• **The request**
Copy nothing but the part that opens with the line containing "Write the matplotlib code for this chart." and closes with the line containing "emo_lo = [2.69, 2.17, 2.66, 2.66, 2.77]". Do not include pictures.

[Records with drawing code]
-*-
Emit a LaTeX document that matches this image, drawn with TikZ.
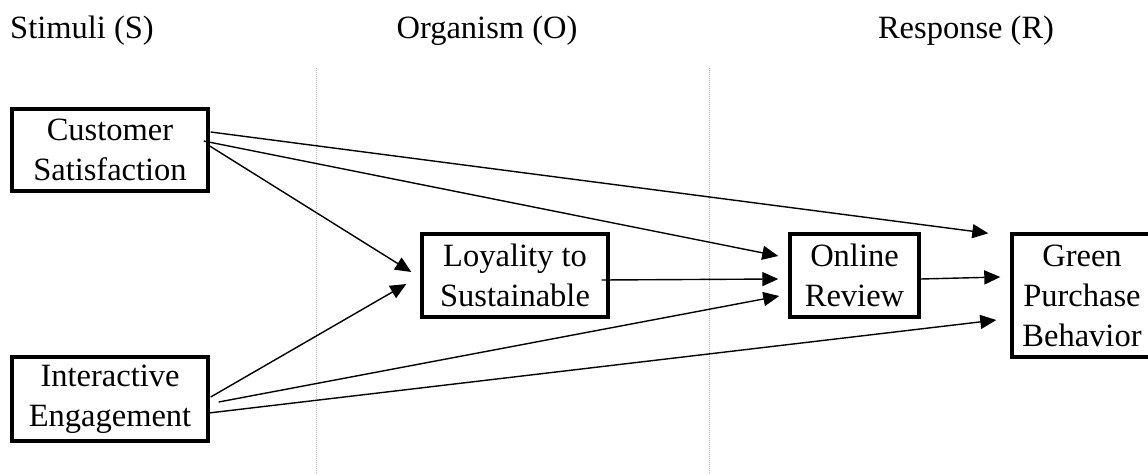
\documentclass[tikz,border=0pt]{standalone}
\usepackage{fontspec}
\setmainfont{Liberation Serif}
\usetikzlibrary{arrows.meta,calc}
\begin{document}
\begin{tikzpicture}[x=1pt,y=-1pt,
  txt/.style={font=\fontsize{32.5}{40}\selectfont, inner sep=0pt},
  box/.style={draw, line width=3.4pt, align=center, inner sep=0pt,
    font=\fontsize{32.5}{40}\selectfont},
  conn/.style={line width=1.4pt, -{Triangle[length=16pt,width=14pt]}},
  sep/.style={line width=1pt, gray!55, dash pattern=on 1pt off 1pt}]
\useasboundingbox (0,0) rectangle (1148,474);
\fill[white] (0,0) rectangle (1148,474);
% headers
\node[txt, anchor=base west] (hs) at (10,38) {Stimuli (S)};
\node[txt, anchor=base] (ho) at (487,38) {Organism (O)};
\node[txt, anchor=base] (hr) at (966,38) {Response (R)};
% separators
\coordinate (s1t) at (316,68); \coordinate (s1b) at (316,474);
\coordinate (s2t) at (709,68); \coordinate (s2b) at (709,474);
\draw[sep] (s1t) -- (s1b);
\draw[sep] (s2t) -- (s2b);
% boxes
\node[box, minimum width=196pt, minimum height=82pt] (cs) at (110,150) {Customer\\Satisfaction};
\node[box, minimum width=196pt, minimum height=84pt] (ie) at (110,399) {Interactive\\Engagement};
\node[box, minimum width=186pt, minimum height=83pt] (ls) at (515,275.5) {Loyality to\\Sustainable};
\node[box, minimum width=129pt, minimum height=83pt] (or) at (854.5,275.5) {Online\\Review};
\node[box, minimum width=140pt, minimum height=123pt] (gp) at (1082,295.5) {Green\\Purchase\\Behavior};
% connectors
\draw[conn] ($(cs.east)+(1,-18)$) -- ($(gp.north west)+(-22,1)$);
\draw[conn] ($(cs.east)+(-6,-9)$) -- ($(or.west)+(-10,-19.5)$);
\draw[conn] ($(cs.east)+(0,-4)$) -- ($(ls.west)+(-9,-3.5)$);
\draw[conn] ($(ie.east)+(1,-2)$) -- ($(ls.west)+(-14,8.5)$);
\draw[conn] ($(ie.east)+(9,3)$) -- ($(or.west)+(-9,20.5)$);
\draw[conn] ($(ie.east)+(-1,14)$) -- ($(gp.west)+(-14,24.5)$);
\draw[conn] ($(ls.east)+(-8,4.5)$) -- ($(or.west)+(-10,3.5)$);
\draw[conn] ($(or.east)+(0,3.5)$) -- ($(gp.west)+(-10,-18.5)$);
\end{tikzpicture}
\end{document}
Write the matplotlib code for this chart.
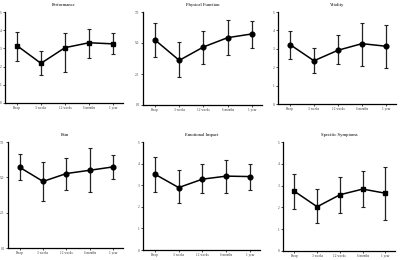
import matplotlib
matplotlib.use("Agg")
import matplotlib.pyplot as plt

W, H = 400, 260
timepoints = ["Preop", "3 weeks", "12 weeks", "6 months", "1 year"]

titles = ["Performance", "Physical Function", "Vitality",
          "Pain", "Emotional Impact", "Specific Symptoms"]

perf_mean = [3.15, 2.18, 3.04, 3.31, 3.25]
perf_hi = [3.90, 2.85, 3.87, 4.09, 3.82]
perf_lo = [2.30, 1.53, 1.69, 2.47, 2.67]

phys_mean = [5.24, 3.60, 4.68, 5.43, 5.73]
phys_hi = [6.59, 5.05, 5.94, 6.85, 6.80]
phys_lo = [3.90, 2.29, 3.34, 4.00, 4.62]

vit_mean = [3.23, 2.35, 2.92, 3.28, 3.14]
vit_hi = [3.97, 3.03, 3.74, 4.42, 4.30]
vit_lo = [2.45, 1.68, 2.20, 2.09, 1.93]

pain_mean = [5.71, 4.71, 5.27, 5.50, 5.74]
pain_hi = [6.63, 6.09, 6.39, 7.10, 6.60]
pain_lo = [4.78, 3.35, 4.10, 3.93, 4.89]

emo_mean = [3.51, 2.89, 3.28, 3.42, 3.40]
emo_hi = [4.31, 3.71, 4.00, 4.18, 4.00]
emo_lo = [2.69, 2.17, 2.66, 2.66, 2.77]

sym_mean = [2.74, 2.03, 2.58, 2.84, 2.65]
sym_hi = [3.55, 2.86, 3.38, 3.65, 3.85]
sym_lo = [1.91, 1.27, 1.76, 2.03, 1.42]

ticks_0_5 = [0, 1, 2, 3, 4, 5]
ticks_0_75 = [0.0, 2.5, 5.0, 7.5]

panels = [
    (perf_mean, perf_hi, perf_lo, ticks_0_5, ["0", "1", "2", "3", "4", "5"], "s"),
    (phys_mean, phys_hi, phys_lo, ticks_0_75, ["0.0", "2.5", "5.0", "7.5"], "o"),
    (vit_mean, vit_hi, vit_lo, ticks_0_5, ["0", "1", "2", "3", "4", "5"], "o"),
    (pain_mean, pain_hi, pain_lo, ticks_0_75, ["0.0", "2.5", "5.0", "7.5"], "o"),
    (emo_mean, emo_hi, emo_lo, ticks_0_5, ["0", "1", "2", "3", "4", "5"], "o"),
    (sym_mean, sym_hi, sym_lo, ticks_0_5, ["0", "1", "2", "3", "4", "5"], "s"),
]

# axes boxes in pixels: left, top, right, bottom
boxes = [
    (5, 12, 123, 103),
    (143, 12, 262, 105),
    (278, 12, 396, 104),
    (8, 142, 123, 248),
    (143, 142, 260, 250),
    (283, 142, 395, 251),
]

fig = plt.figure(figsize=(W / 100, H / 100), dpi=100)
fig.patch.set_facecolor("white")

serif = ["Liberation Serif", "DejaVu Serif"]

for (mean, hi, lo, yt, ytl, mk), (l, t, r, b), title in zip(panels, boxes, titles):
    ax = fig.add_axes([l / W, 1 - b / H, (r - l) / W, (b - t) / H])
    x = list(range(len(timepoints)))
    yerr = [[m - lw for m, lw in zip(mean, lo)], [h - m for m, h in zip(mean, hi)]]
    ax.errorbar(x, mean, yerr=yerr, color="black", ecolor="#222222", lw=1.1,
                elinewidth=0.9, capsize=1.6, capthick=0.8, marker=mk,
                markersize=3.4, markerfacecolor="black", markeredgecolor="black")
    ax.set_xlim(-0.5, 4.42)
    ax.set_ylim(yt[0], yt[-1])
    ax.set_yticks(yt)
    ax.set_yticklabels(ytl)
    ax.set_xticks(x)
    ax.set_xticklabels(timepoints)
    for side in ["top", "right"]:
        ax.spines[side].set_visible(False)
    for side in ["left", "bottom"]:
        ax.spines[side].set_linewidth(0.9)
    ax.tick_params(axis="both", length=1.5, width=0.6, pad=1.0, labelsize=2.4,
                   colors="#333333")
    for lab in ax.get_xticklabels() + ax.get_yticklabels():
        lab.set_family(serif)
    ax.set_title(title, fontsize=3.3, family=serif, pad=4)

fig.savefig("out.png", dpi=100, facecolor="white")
-*-
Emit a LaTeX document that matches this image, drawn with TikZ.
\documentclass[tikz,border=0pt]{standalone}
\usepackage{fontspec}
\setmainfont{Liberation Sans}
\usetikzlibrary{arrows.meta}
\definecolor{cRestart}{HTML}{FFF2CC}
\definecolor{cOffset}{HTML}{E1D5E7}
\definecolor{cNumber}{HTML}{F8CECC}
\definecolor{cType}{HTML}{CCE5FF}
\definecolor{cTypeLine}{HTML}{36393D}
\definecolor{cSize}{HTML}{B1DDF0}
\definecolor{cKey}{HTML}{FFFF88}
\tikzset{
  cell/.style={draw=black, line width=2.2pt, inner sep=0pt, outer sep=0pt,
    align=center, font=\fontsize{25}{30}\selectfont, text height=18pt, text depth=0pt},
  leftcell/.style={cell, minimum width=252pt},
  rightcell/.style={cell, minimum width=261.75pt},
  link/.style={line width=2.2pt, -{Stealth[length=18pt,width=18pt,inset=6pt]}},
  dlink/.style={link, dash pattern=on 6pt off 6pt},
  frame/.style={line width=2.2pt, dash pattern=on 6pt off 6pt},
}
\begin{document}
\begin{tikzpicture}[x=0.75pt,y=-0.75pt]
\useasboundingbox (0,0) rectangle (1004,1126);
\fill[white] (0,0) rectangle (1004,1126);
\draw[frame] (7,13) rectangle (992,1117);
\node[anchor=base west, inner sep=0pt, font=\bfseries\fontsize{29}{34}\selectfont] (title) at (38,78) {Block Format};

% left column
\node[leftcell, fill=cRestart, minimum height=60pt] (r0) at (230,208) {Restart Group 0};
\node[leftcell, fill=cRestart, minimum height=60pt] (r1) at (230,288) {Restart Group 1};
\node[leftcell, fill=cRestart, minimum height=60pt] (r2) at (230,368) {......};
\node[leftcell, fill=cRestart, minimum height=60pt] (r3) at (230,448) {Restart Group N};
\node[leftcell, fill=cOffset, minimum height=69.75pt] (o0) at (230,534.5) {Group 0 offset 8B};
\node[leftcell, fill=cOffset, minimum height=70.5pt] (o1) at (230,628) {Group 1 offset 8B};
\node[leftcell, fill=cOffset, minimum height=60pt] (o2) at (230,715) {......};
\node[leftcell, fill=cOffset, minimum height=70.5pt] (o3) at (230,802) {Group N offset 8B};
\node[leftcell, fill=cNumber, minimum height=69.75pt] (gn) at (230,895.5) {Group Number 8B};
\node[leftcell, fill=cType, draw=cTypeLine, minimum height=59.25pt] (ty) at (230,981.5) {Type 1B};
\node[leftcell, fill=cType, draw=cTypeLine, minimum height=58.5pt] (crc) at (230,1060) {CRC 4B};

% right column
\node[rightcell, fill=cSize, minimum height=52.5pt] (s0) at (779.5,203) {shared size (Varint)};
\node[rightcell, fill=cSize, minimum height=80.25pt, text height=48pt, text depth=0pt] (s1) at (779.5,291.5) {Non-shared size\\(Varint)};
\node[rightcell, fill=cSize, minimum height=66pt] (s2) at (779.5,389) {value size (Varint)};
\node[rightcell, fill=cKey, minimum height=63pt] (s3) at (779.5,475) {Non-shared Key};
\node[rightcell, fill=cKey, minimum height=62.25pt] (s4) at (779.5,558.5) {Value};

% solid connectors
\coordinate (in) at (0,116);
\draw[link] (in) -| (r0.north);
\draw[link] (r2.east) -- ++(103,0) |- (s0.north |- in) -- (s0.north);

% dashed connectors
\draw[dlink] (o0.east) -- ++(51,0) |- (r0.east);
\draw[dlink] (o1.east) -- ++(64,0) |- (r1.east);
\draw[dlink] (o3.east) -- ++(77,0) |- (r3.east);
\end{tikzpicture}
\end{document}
-*-
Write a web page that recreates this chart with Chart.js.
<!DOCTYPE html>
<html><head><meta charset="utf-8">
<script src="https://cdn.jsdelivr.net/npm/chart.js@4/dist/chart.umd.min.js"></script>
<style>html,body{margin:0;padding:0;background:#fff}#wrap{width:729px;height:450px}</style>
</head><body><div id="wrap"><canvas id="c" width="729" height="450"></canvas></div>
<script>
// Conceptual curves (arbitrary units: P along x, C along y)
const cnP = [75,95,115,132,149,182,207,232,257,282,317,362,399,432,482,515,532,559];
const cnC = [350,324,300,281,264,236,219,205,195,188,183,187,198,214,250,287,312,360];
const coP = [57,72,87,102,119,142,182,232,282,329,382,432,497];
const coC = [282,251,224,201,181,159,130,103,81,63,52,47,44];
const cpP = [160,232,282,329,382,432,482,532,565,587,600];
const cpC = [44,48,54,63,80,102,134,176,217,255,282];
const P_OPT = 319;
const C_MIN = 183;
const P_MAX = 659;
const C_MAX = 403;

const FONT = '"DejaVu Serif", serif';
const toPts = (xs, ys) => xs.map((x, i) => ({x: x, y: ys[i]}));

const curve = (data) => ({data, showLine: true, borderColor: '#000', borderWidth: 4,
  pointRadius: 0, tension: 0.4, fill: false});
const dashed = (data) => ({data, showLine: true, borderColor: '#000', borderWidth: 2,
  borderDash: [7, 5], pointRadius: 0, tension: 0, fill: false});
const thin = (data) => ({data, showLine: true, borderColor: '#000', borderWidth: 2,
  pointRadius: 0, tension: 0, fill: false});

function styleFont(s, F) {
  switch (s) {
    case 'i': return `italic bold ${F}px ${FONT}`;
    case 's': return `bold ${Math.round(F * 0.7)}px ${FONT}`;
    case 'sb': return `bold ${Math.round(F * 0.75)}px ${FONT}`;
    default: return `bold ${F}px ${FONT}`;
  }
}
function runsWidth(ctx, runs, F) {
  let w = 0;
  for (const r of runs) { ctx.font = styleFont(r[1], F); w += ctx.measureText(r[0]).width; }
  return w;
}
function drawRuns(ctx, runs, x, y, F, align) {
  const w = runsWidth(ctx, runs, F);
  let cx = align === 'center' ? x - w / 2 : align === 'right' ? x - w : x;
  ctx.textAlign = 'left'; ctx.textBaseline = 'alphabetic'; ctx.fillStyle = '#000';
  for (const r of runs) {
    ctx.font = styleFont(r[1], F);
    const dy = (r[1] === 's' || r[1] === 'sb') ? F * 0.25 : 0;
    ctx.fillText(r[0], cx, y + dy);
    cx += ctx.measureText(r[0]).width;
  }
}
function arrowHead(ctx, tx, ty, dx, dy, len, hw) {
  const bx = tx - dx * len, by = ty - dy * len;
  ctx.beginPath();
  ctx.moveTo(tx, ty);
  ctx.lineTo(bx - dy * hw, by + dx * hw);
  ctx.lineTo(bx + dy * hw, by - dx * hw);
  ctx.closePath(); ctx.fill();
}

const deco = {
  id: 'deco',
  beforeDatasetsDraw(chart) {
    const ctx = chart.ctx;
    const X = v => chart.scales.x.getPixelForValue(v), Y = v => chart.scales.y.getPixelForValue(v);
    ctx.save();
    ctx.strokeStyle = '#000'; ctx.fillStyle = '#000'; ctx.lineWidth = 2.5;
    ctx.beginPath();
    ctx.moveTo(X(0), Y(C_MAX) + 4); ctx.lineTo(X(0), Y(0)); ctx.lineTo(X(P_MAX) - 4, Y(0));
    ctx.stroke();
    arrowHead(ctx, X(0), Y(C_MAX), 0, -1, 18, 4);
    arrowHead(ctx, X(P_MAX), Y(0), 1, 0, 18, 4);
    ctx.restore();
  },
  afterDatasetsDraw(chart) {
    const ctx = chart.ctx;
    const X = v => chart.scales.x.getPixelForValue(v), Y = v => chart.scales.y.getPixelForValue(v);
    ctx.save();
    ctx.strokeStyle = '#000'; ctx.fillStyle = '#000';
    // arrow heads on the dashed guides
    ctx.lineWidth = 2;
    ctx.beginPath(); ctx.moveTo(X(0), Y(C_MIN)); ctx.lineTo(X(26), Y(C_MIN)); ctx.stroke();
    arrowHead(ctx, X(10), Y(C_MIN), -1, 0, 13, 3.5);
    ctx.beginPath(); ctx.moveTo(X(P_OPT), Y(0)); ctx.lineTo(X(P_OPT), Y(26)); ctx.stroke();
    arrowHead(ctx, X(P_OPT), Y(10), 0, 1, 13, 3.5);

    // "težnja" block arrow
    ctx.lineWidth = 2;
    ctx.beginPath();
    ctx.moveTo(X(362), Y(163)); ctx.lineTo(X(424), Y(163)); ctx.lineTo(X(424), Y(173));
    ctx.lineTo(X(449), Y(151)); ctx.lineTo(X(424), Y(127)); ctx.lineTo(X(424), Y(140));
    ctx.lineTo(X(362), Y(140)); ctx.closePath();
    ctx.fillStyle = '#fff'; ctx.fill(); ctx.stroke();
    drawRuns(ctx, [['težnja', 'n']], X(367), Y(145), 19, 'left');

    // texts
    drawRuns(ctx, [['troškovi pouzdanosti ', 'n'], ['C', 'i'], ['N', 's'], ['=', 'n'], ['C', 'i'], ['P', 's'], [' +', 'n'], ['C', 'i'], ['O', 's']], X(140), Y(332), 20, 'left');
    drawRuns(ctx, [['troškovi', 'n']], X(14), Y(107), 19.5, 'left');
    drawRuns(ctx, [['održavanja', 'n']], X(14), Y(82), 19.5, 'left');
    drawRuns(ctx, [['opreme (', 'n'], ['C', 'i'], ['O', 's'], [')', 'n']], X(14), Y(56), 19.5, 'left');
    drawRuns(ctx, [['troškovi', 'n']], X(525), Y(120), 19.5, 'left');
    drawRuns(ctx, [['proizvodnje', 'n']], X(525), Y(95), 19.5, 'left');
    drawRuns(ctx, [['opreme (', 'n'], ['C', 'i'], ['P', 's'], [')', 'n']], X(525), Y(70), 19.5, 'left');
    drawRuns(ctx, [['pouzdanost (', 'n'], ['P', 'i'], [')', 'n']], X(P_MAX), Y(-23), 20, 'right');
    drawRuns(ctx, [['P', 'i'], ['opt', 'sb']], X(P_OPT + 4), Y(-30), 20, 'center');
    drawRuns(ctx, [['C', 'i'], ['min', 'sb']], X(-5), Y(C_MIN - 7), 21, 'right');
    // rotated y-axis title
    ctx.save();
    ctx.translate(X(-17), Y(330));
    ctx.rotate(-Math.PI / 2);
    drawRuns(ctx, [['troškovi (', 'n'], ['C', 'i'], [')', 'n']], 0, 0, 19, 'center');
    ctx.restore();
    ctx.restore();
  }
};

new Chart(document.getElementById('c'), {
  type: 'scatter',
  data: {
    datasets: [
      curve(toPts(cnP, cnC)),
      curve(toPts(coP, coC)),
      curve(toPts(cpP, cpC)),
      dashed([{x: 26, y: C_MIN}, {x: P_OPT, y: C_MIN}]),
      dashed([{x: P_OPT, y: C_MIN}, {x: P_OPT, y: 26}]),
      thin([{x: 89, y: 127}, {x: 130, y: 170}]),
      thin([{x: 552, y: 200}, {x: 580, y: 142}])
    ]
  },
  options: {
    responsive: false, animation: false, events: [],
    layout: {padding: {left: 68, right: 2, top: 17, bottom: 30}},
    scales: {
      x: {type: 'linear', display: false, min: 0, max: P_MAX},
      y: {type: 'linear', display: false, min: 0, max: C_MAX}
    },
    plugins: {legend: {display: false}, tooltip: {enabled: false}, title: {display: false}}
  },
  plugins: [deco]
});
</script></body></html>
-*-
• **Task solution**
Write the matplotlib code for this chart.
import matplotlib
matplotlib.use("Agg")
import matplotlib.pyplot as plt

W, H = 400, 260
timepoints = ["Preop", "3 weeks", "12 weeks", "6 months", "1 year"]

titles = ["Performance", "Physical Function", "Vitality",
          "Pain", "Emotional Impact", "Specific Symptoms"]

perf_mean = [3.15, 2.18, 3.04, 3.31, 3.25]
perf_hi = [3.90, 2.85, 3.87, 4.09, 3.82]
perf_lo = [2.30, 1.53, 1.69, 2.47, 2.67]

phys_mean = [5.24, 3.60, 4.68, 5.43, 5.73]
phys_hi = [6.59, 5.05, 5.94, 6.85, 6.80]
phys_lo = [3.90, 2.29, 3.34, 4.00, 4.62]

vit_mean = [3.23, 2.35, 2.92, 3.28, 3.14]
vit_hi = [3.97, 3.03, 3.74, 4.42, 4.30]
vit_lo = [2.45, 1.68, 2.20, 2.09, 1.93]

pain_mean = [5.71, 4.71, 5.27, 5.50, 5.74]
pain_hi = [6.63, 6.09, 6.39, 7.10, 6.60]
pain_lo = [4.78, 3.35, 4.10, 3.93, 4.89]

emo_mean = [3.51, 2.89, 3.28, 3.42, 3.40]
emo_hi = [4.31, 3.71, 4.00, 4.18, 4.00]
emo_lo = [2.69, 2.17, 2.66, 2.66, 2.77]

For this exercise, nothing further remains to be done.